On Mon, 26 Oct 2015 14:17:13 +0530, Deepthi Nandakumar <deepthi at multicorewareinc.com> wrote:
> Mario - Yes, and P slices use only I-slices or other P-slices as reference.
This is incorrect. P-blocks may reference any one previously encoded frame in the DPB, while
B-blocks may reference any two previously encoded frames, that's the only difference between
them. (No frame is explicitly marked reference or non-reference, but they fall out of the DPB if
they are unreferenced.) A P-frame may only have I- and P-blocks, a B-frame may have I-, P-, and
B-blocks.
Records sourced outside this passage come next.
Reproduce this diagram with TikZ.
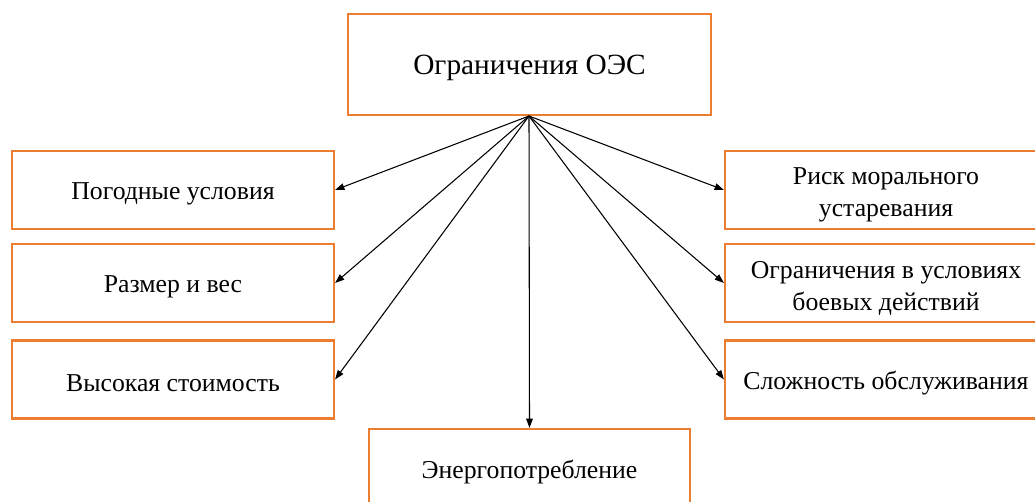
\documentclass[tikz,border=0pt]{standalone}
\usepackage{fontspec}
\setmainfont{Liberation Serif}
\usetikzlibrary{arrows.meta}
\definecolor{boxorange}{RGB}{237,125,49}
\begin{document}
\begin{tikzpicture}[x=0.75pt,y=-0.75pt,
  box/.style={draw=boxorange,line width=1.6pt,fill=white,minimum width=322*0.75pt,minimum height=78*0.75pt,inner sep=0pt},
  txt/.style={inner sep=0pt,align=center,font=\fontsize{19.3}{24}\selectfont},
  conn/.style={-{Triangle[length=7pt,width=5pt]},line width=0.8pt,black}]
\useasboundingbox (0,0) rectangle (1035,502);
\node[box,minimum width=363*0.75pt,minimum height=101*0.75pt] (top) at (529.5,64.5) {};
\node[box] (l1) at (173,190) {};
\node[box] (l2) at (173,283) {};
\node[box] (l3) at (173,379.5) {};
\node[box] (r1) at (886,190) {};
\node[box] (r2) at (886,283) {};
\node[box] (r3) at (886,379.5) {};
\node[box,minimum width=321*0.75pt] (bot) at (529.5,468) {};
\node[txt,font=\fontsize{22}{26}\selectfont] (topt) at ([yshift=-3.5*0.75pt]top.center) {Ограничения ОЭС};
\node[txt] (l1t) at ([yshift=-4*0.75pt]l1.center) {Погодные условия};
\node[txt] (l2t) at ([yshift=-4*0.75pt]l2.center) {Размер и вес};
\node[txt] (l3t) at ([yshift=-4*0.75pt]l3.center) {Высокая стоимость};
\node[txt] (r1t) at ([yshift=-5*0.75pt]r1.center) {Риск морального\\устаревания};
\node[txt] (r2t) at ([yshift=-5*0.75pt]r2.center) {Ограничения в условиях\\боевых действий};
\node[txt] (r3t) at ([yshift=-4*0.75pt]r3.center) {Сложность обслуживания};
\node[txt] (bott) at ([yshift=-4*0.75pt]bot.center) {Энергопотребление};
\coordinate (src) at (529,116);
\foreach \t in {l1,l2,l3}{\draw[conn] (src) -- (\t.east);}
\foreach \t in {r1,r2,r3}{\draw[conn] (src) -- (\t.west);}
\draw[conn] (src) -- (bot.north);
\end{tikzpicture}
\end{document}
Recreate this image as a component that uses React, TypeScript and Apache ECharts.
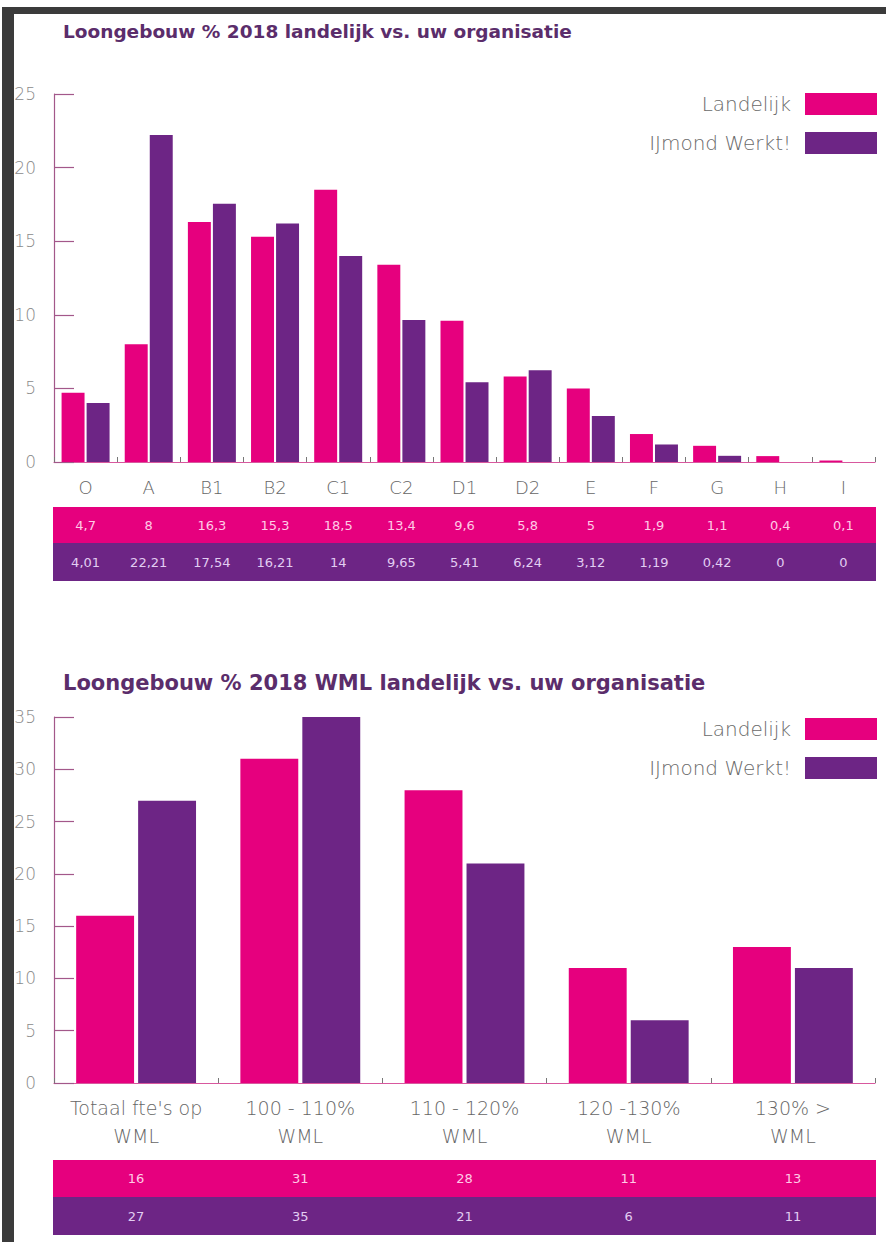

Each frame has two lists of a practically unlimited number of references frames (2^16
short-term, 2^24 long-term) for each block to use, P-frames getting one list and B-frames two,
but realistic DPB limits and usefulness mean lists are rarely more than a few frames long. A
strict hierarchical encoding will enforce that no P references a B and no B-ref references a
throwaway B, but the spec allows much more flexibility than that; strict hierarchical is just a
poor-man's temporal scaling, and there's no need to emulate MPEG-1 with HEVC.
Reference list management is easily one of the most complex parts of the spec. That's why
simplifications are usually used, but it's absolutely possible to do more.